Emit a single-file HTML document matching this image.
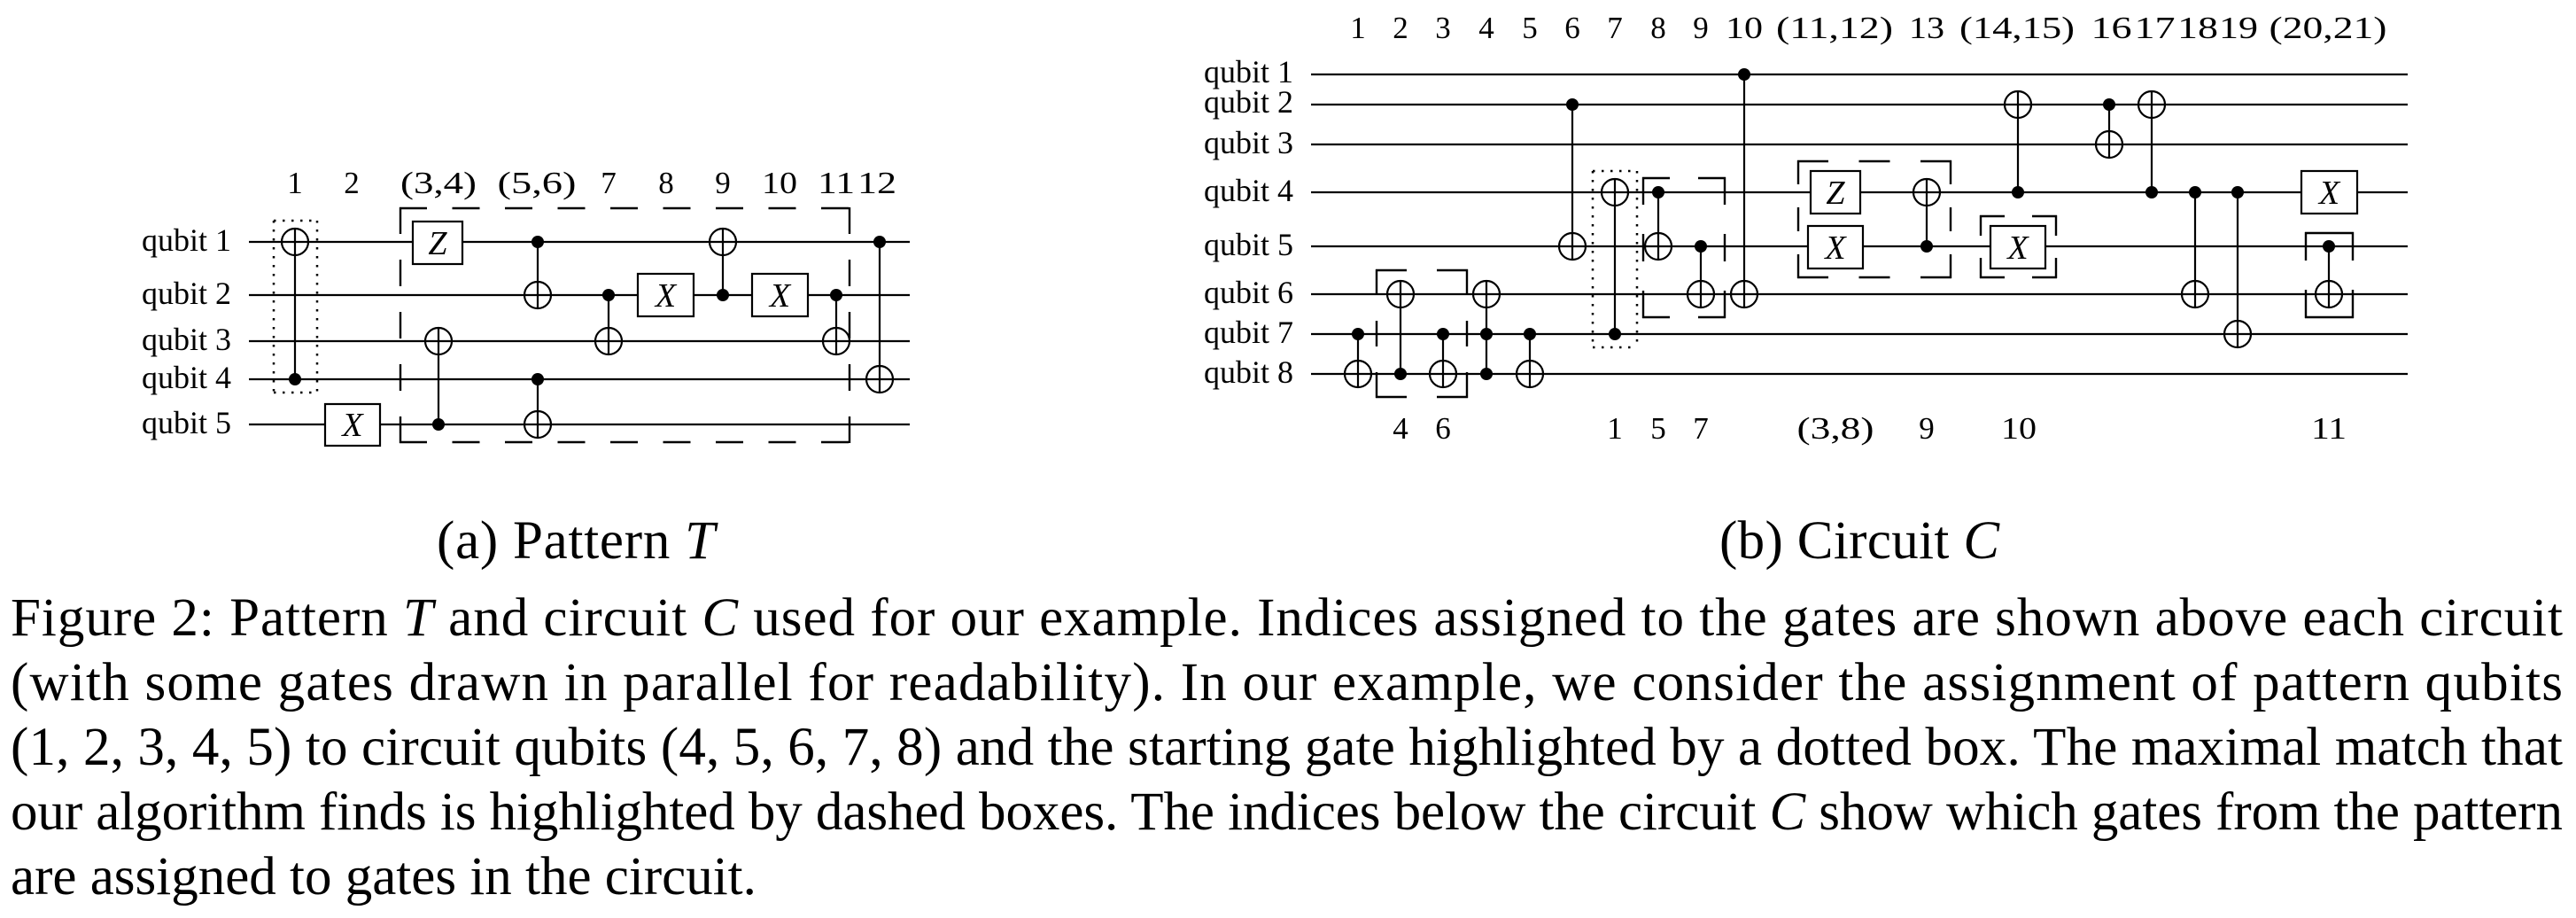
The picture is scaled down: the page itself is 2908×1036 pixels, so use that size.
<!DOCTYPE html>
<html>
<head>
<meta charset="utf-8">
<style>
  html,body{margin:0;padding:0;background:#fff;}
  svg{display:block;}
  text{font-family:"Liberation Serif","Times New Roman",serif;fill:#000;}
</style>
</head>
<body>
<svg width="2908" height="1036" viewBox="0 0 2908 1036" xmlns="http://www.w3.org/2000/svg">
<rect x="0" y="0" width="2908" height="1036" fill="#fff"/>

<!-- ================= PATTERN T ================= -->
<g stroke="#000" stroke-width="2.2" fill="none">
  <line x1="281" y1="273" x2="1027" y2="273"/>
  <line x1="281" y1="333" x2="1027" y2="333"/>
  <line x1="281" y1="385" x2="1027" y2="385"/>
  <line x1="281" y1="428" x2="1027" y2="428"/>
  <line x1="281" y1="479" x2="1027" y2="479"/>

  <line x1="333" y1="258" x2="333" y2="428"/>
  <circle cx="333" cy="273" r="15"/>
  <line x1="495" y1="370" x2="495" y2="479"/>
  <circle cx="495" cy="385" r="15"/>
  <line x1="607" y1="273" x2="607" y2="348"/>
  <circle cx="607" cy="333" r="15"/>
  <line x1="607" y1="428" x2="607" y2="494"/>
  <circle cx="607" cy="479" r="15"/>
  <line x1="687" y1="333" x2="687" y2="400"/>
  <circle cx="687" cy="385" r="15"/>
  <line x1="816" y1="258" x2="816" y2="333"/>
  <circle cx="816" cy="273" r="15"/>
  <line x1="944" y1="333" x2="944" y2="400"/>
  <circle cx="944" cy="385" r="15"/>
  <line x1="993" y1="273" x2="993" y2="443"/>
  <circle cx="993" cy="428" r="15"/>

  <rect x="367" y="456" width="62" height="47" fill="#fff"/>
  <rect x="466" y="250" width="56" height="48" fill="#fff"/>
  <rect x="720" y="309" width="63" height="48" fill="#fff"/>
  <rect x="849" y="309" width="63" height="48" fill="#fff"/>
</g>
<g fill="#000">
  <circle cx="333" cy="428" r="7"/>
  <circle cx="495" cy="479" r="7"/>
  <circle cx="607" cy="273" r="7"/>
  <circle cx="607" cy="428" r="7"/>
  <circle cx="687" cy="333" r="7"/>
  <circle cx="816" cy="333" r="7"/>
  <circle cx="944" cy="333" r="7"/>
  <circle cx="993" cy="273" r="7"/>
</g>
<g font-size="38" font-style="italic" text-anchor="middle">
  <text x="398" y="492">X</text>
  <text x="494" y="287">Z</text>
  <text x="751.5" y="346">X</text>
  <text x="880.5" y="346">X</text>
</g>

<g stroke="#000" stroke-width="2.5" fill="none" stroke-dasharray="2.5 7.5">
  <line x1="309" y1="249" x2="358" y2="249"/>
  <line x1="309" y1="443" x2="358" y2="443"/>
  <line x1="309" y1="249" x2="309" y2="443"/>
  <line x1="358" y1="249" x2="358" y2="443"/>
</g>
<g stroke="#000" stroke-width="2.4" fill="none">
  <line x1="451" y1="235" x2="960" y2="235" stroke-dasharray="31 28.5"/>
  <line x1="451" y1="499" x2="960" y2="499" stroke-dasharray="31 28.5"/>
  <line x1="452" y1="234" x2="452" y2="500" stroke-dasharray="30 29"/>
  <line x1="959" y1="234" x2="959" y2="500" stroke-dasharray="30 29"/>
</g>

<g font-size="36">
  <text x="160" y="283">qubit 1</text>
  <text x="160" y="343">qubit 2</text>
  <text x="160" y="395">qubit 3</text>
  <text x="160" y="438">qubit 4</text>
  <text x="160" y="489">qubit 5</text>
</g>
<g font-size="35" text-anchor="middle">
  <text x="333" y="218">1</text>
  <text x="397" y="218">2</text>
  <text x="495" y="218" textLength="86" lengthAdjust="spacingAndGlyphs">(3,4)</text>
  <text x="606" y="218" textLength="89" lengthAdjust="spacingAndGlyphs">(5,6)</text>
  <text x="687" y="218">7</text>
  <text x="752" y="218">8</text>
  <text x="816" y="218">9</text>
  <text x="880" y="218" textLength="40" lengthAdjust="spacingAndGlyphs">10</text>
  <text x="944" y="218" textLength="42" lengthAdjust="spacingAndGlyphs">11</text>
  <text x="990" y="218" textLength="44" lengthAdjust="spacingAndGlyphs">12</text>
</g>

<!-- ================= CIRCUIT C ================= -->
<g stroke="#000" stroke-width="2.2" fill="none">
  <line x1="1480" y1="84" x2="2718" y2="84"/>
  <line x1="1480" y1="118" x2="2718" y2="118"/>
  <line x1="1480" y1="163" x2="2718" y2="163"/>
  <line x1="1480" y1="217" x2="2718" y2="217"/>
  <line x1="1480" y1="278" x2="2718" y2="278"/>
  <line x1="1480" y1="332" x2="2718" y2="332"/>
  <line x1="1480" y1="377" x2="2718" y2="377"/>
  <line x1="1480" y1="422" x2="2718" y2="422"/>

  <line x1="1533" y1="377" x2="1533" y2="437"/>
  <circle cx="1533" cy="422" r="15"/>
  <line x1="1581" y1="317" x2="1581" y2="422"/>
  <circle cx="1581" cy="332" r="15"/>
  <line x1="1629" y1="377" x2="1629" y2="437"/>
  <circle cx="1629" cy="422" r="15"/>
  <line x1="1678" y1="317" x2="1678" y2="422"/>
  <circle cx="1678" cy="332" r="15"/>
  <line x1="1727" y1="377" x2="1727" y2="437"/>
  <circle cx="1727" cy="422" r="15"/>
  <line x1="1775" y1="118" x2="1775" y2="293"/>
  <circle cx="1775" cy="278" r="15"/>
  <line x1="1823" y1="202" x2="1823" y2="377"/>
  <circle cx="1823" cy="217" r="15"/>
  <line x1="1872" y1="217" x2="1872" y2="293"/>
  <circle cx="1872" cy="278" r="15"/>
  <line x1="1920" y1="278" x2="1920" y2="347"/>
  <circle cx="1920" cy="332" r="15"/>
  <line x1="1969" y1="84" x2="1969" y2="347"/>
  <circle cx="1969" cy="332" r="15"/>
  <line x1="2175" y1="202" x2="2175" y2="278"/>
  <circle cx="2175" cy="217" r="15"/>
  <line x1="2278" y1="103" x2="2278" y2="217"/>
  <circle cx="2278" cy="118" r="15"/>
  <line x1="2381" y1="118" x2="2381" y2="178"/>
  <circle cx="2381" cy="163" r="15"/>
  <line x1="2429" y1="103" x2="2429" y2="217"/>
  <circle cx="2429" cy="118" r="15"/>
  <line x1="2478" y1="217" x2="2478" y2="347"/>
  <circle cx="2478" cy="332" r="15"/>
  <line x1="2526" y1="217" x2="2526" y2="392"/>
  <circle cx="2526" cy="377" r="15"/>
  <line x1="2629" y1="278" x2="2629" y2="347"/>
  <circle cx="2629" cy="332" r="15"/>

  <rect x="2044" y="193" width="56" height="48" fill="#fff"/>
  <rect x="2041" y="255" width="62" height="48" fill="#fff"/>
  <rect x="2247" y="255" width="62" height="48" fill="#fff"/>
  <rect x="2598" y="193" width="63" height="48" fill="#fff"/>
</g>
<g fill="#000">
  <circle cx="1533" cy="377" r="7"/>
  <circle cx="1581" cy="422" r="7"/>
  <circle cx="1629" cy="377" r="7"/>
  <circle cx="1678" cy="377" r="7"/>
  <circle cx="1678" cy="422" r="7"/>
  <circle cx="1727" cy="377" r="7"/>
  <circle cx="1775" cy="118" r="7"/>
  <circle cx="1823" cy="377" r="7"/>
  <circle cx="1872" cy="217" r="7"/>
  <circle cx="1920" cy="278" r="7"/>
  <circle cx="1969" cy="84" r="7"/>
  <circle cx="2175" cy="278" r="7"/>
  <circle cx="2278" cy="217" r="7"/>
  <circle cx="2381" cy="118" r="7"/>
  <circle cx="2429" cy="217" r="7"/>
  <circle cx="2478" cy="217" r="7"/>
  <circle cx="2526" cy="217" r="7"/>
  <circle cx="2629" cy="278" r="7"/>
</g>
<g font-size="38" font-style="italic" text-anchor="middle">
  <text x="2072" y="230">Z</text>
  <text x="2072" y="292">X</text>
  <text x="2278" y="292">X</text>
  <text x="2629.5" y="230">X</text>
</g>

<g stroke="#000" stroke-width="2.5" fill="none" stroke-dasharray="2.5 7.5">
  <line x1="1798" y1="193" x2="1848" y2="193"/>
  <line x1="1798" y1="392" x2="1848" y2="392"/>
  <line x1="1798" y1="193" x2="1798" y2="392"/>
  <line x1="1848" y1="193" x2="1848" y2="392"/>
</g>

<g stroke="#000" stroke-width="2.4" fill="none">
  <line x1="1553" y1="305" x2="1657" y2="305" stroke-dasharray="35 34"/>
  <line x1="1553" y1="448" x2="1657" y2="448" stroke-dasharray="35 34"/>
  <line x1="1554" y1="304" x2="1554" y2="449" stroke-dasharray="29 29"/>
  <line x1="1656" y1="304" x2="1656" y2="449" stroke-dasharray="29 29"/>

  <line x1="1854" y1="201" x2="1948" y2="201" stroke-dasharray="31 32"/>
  <line x1="1854" y1="358" x2="1948" y2="358" stroke-dasharray="31 32"/>
  <line x1="1855" y1="200" x2="1855" y2="359" stroke-dasharray="31 33"/>
  <line x1="1947" y1="200" x2="1947" y2="359" stroke-dasharray="31 33"/>

  <line x1="2029" y1="182" x2="2203" y2="182" stroke-dasharray="35 34.5"/>
  <line x1="2029" y1="313" x2="2203" y2="313" stroke-dasharray="35 34.5"/>
  <line x1="2030" y1="181" x2="2030" y2="314" stroke-dasharray="27 26"/>
  <line x1="2202" y1="181" x2="2202" y2="314" stroke-dasharray="27 26"/>

  <line x1="2235" y1="244" x2="2322" y2="244" stroke-dasharray="28 31"/>
  <line x1="2235" y1="313" x2="2322" y2="313" stroke-dasharray="28 31"/>
  <line x1="2236" y1="243" x2="2236" y2="314" stroke-dasharray="23 25"/>
  <line x1="2321" y1="243" x2="2321" y2="314" stroke-dasharray="23 25"/>

  <line x1="2602" y1="263" x2="2657" y2="263"/>
  <line x1="2602" y1="358" x2="2657" y2="358"/>
  <line x1="2603" y1="262" x2="2603" y2="359" stroke-dasharray="32 33"/>
  <line x1="2656" y1="262" x2="2656" y2="359" stroke-dasharray="32 33"/>
</g>

<g font-size="36">
  <text x="1359" y="93">qubit 1</text>
  <text x="1359" y="127">qubit 2</text>
  <text x="1359" y="173">qubit 3</text>
  <text x="1359" y="227">qubit 4</text>
  <text x="1359" y="288">qubit 5</text>
  <text x="1359" y="342">qubit 6</text>
  <text x="1359" y="387">qubit 7</text>
  <text x="1359" y="432">qubit 8</text>
</g>
<g font-size="35" text-anchor="middle">
  <text x="1533" y="43">1</text>
  <text x="1581" y="43">2</text>
  <text x="1629" y="43">3</text>
  <text x="1678" y="43">4</text>
  <text x="1727" y="43">5</text>
  <text x="1775" y="43">6</text>
  <text x="1823" y="43">7</text>
  <text x="1872" y="43">8</text>
  <text x="1920" y="43">9</text>
  <text x="1969" y="43" textLength="42" lengthAdjust="spacingAndGlyphs">10</text>
  <text x="2071" y="43" textLength="132" lengthAdjust="spacingAndGlyphs">(11,12)</text>
  <text x="2175" y="43" textLength="40" lengthAdjust="spacingAndGlyphs">13</text>
  <text x="2277" y="43" textLength="130" lengthAdjust="spacingAndGlyphs">(14,15)</text>
  <text x="2383.5" y="43" textLength="46" lengthAdjust="spacingAndGlyphs">16</text>
  <text x="2432.5" y="43" textLength="46" lengthAdjust="spacingAndGlyphs">17</text>
  <text x="2481" y="43" textLength="46" lengthAdjust="spacingAndGlyphs">18</text>
  <text x="2527" y="43" textLength="44" lengthAdjust="spacingAndGlyphs">19</text>
  <text x="2628" y="43" textLength="133" lengthAdjust="spacingAndGlyphs">(20,21)</text>

  <text x="1581" y="495">4</text>
  <text x="1629" y="495">6</text>
  <text x="1823" y="495">1</text>
  <text x="1872" y="495">5</text>
  <text x="1920" y="495">7</text>
  <text x="2072" y="495" textLength="87" lengthAdjust="spacingAndGlyphs">(3,8)</text>
  <text x="2175" y="495">9</text>
  <text x="2279" y="495" textLength="40" lengthAdjust="spacingAndGlyphs">10</text>
  <text x="2629" y="495" textLength="40" lengthAdjust="spacingAndGlyphs">11</text>
</g>

<!-- ================= CAPTIONS ================= -->
<g font-size="61">
  <text x="493" y="630" textLength="314" lengthAdjust="spacing">(a) Pattern <tspan font-style="italic">T</tspan></text>
  <text x="1941" y="630" textLength="316" lengthAdjust="spacing">(b) Circuit <tspan font-style="italic">C</tspan></text>

  <text x="12" y="717" textLength="2881" lengthAdjust="spacing">Figure 2: Pattern <tspan font-style="italic">T</tspan> and circuit <tspan font-style="italic">C</tspan> used for our example. Indices assigned to the gates are shown above each circuit</text>
  <text x="12" y="790" textLength="2881" lengthAdjust="spacing">(with some gates drawn in parallel for readability). In our example, we consider the assignment of pattern qubits</text>
  <text x="12" y="863" textLength="2881" lengthAdjust="spacing">(1, 2, 3, 4, 5) to circuit qubits (4, 5, 6, 7, 8) and the starting gate highlighted by a dotted box. The maximal match that</text>
  <text x="12" y="936" textLength="2881" lengthAdjust="spacing">our algorithm finds is highlighted by dashed boxes. The indices below the circuit <tspan font-style="italic">C</tspan> show which gates from the pattern</text>
  <text x="12" y="1009">are assigned to gates in the circuit.</text>
</g>
</svg>
</body>
</html>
= = = = = = =
Show all lines from the listing above in which "that" appears.

The picture is scaled down: the page itself is 2908×1036 pixels, so use that size.
  <text x="12" y="863" textLength="2881" lengthAdjust="spacing">(1, 2, 3, 4, 5) to circuit qubits (4, 5, 6, 7, 8) and the starting gate highlighted by a dotted box. The maximal match that</text>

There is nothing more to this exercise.